Here in Vegas, we’re not into old shit. If a building starts accumulating too much history, we blow it up.
Same with our women; once the dew wears off, we have no more use for them, and out to pasture they go. Because the Strip is like those giant glistening fruit baskets they put in high rollers’ suites and no one wants a brown banana fucking things up. We like ‘em shiny, firm and green around the edges!
Now, canny Vegas gals have all kinds of tricks for getting around this, and have figured out ways to extend their shelf life well into their 30s. Saggy tits? Boob job. Frown lines? Botox. Gray/thinning hair? Bleach it all, and clamp on a fake nylon I Dream of Jeannie ponytail. Or, if all else fails, aging Vegas gash can always find work by retreating to the safety of one of the many dimly-lit caverns lining Industrial Road. (There’s a reason titty bars use UV lighting – it hides a multitude of sins.)
I first noticed I was over-the-hill the day I turned 26. That may sound young, but all of a sudden I noticed all the bimbette-wanted ads were looking for girls age “18-25.” Ouch! It felt strange to be obsolete before I’d even outgrown my prom dress, but there it was, in black and white.
In case I wasn’t fully convinced, around this time I applied for a job as a cocktail waitress at a very swanky union-affiliated hotel. This property was trying to avoid the Caesars Palace Trap; you know, where the pesky Culinary Union prevents the firing of cocktail waitresses for reasons of aging, so you end up with a bunch of dowdy matrons stuffed into sequined mini-togas?! (There are waitresses at Caesars who have been there since opening day, and due to seniority are raking in so much cash, not even the most humiliating uniform redesign can shame them into quitting.)
The hotel I applied at wanted to postpone this unfortunate eventuality as long as possible, so was only hiring waitresses aged 21-22, in order to maximize the number of nubile years they got out of them. And me being over the hill already, well, I was shit out of luck. Down to the glue factory for me!
As luck would have it, I didn’t really want to work at their poseur-ass hotel anyway, and I went about my business lifting, squatting, peeling and bleaching away any signs of experience or opinion that had formed on me over the years, like so many unwanted barnacles. I suppose I could have focused my energy on developing my brains instead, but let’s be real – this is Vegas! Nobody wants you for your brains!
Either way, recently I met a couple of women who really inspired me by brazenly flaunting convention, and remaining sexy and sought-after long after their 26th birthday.
First, I did a video shoot with a very successful local nude and fetish model who we’ll call “Tanya.” Tanya didn’t even start modeling until her 30s, and now at 47 she finds herself with more work than ever; she poses nude, sells fetish videos from her website, and wrestles men who are sometimes half her age!
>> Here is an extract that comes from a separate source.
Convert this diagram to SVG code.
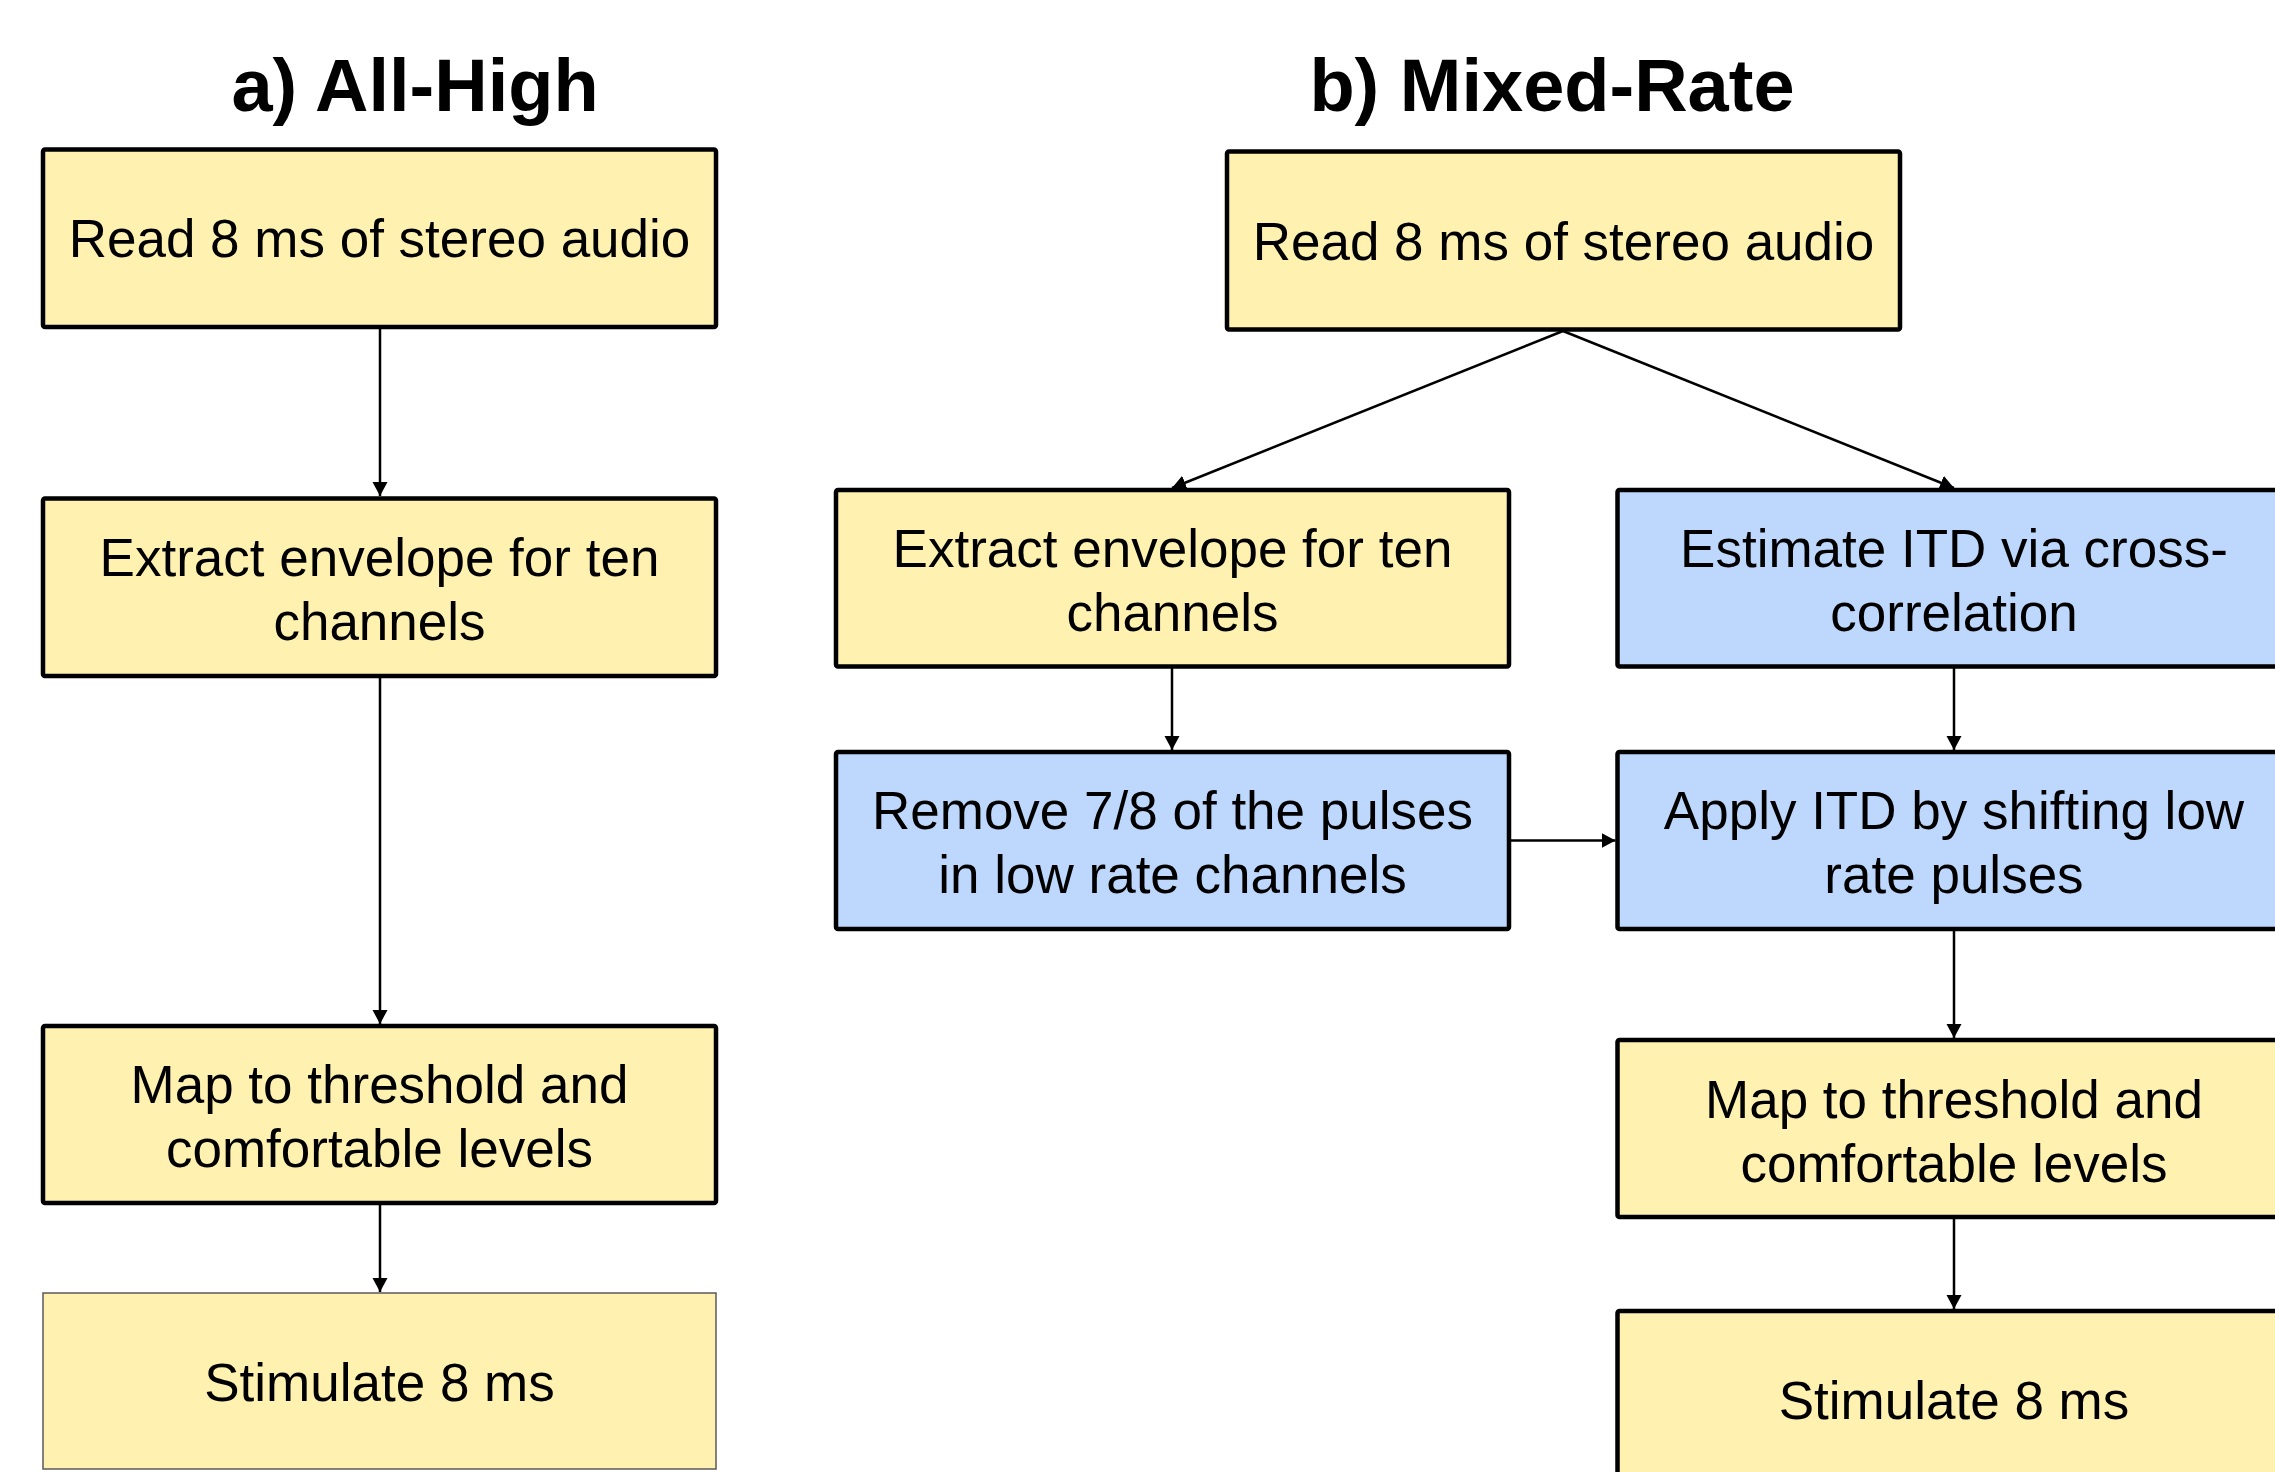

Guys send her gifts from all over the world, and she has a very devoted fan base.
She says she’s tapped into the MILF market, and so far has done very well with it. So much so that her age has gone from being a liability to an asset. In Vegas?!
Then, even more fascinatingly, I was hired to do a nude photo shoot with a fascinating, amazing 64-year-old model/escort we’ll call Skyler. This is a woman who didn’t start modeling until she was 63 and found such immediate success and acclaim that she started escorting on the side, as well. (OK, her main success was posing for granny-porn rags like “Over 50,” which features sexually explicit photos of gray-haired grannies doing unspeakable things, but whatever! She was happy with it!)
Skyler was so nonchalant about the whole age thing that it really blew my mind. She told me about “dates” she’d been on with men in their 20s, and wealthy men who’d paid her thousands of dollars just to go to dinner with them with no more than a good-night kiss. She was often flown to other cities for dates with men who wanted the pleasure of her company, and the experience and wisdom that came with it, presumably.
In Skyler’s world, 64 is the new 24!
So here were two women in Vegas who were completely at ease with their age and it was heartening to see, compared with the desperate skullduggery and subterfuge employed by my peers. Sure, neither one of them was going to be hired as a bottle waitress at some twat-infested mega-nightclub, but they were happy doing what they did, and had found a niche that worked for them, and afforded them a comfortable lifestyle.
Of course, like I said, ideally a gal shouldn’t even give two shits if some corporate douchebag thinks she’s over the hill. A really smart, empowered woman is all about making it based on her brains, not her looks in which case age is irrelevant.
But alas for me, I was raised on Barbie, Aaron Spelling and Jubilee!, and in that context, I’ll take what I can get. Granny porn or no!